Both n-type chalcogenide materials and/or p-type chalcogenide materials have photovoltaic functionality (also referred to herein photoabsorbing functionality). These materials absorb incident light and generate an electric output when incorporated into a photovoltaic device. Consequently, these chalcogenide-based photoabsorbing materials have been used as the photovoltaic absorber region in functioning photovoltaic devices. Illustrative p-type chalcogenide materials often include sulfides, selenides, and/or tellurides of at least one or more of copper (Cu), indium (In), gallium (Ga), and/or aluminum. Although specific chalcogenide compositions may be referred to by acronyms such as CIS, CISS, CIGS, CIGST, CIGSAT, and/or CIGSS compositions, or the like, the term “CIGS” shall hereinafter refer to all chalcogenide compositions and/or all precursors thereof unless otherwise expressly noted.
It is known that these chalcogenide films can be made by sputtering one or more of the components onto an appropriate substrate potentially followed by chalcogenization. For example, Britting et al, “Development of Novel Target Materials for Cu(In, Ga)Se-Based Solar Cells”, Plasma Process. Polym. 2009. 6 teaches about the formation of sputter targets having a ternary copper, indium, and gallium phase via casting.

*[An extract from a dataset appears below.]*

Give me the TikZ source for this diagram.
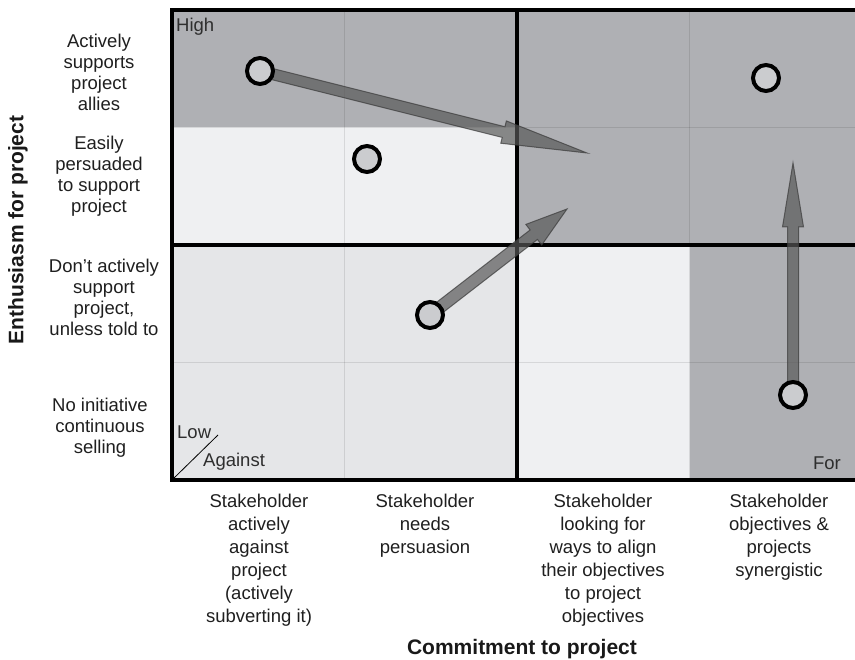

As sputter targets are used, there are areas that are sputtered away more quickly than other areas, resulting in what is commonly known as a “racetrack” groove. Planar geometry targets demonstrate this behavior clearly, with only approximately 20-50% of the material actually removed during sputter deposition from the start to end of life to the target, with the end of life defined as when the deepest part of the racetrack groove penetrates the full target thickness down to the target bonding or backing plate. This percentage is determined by the specific magnetron style and target construction. Rotatable geometry targets demonstrate a “racetrack” consisting of most of the exposed target material, with an additional pronounced racetrack groove near the two ends of the targets, which can also leave a significant amount of alloy behind, although less than the case for the planar targets, with approximately 70-90% of the target material removed during the sputter process.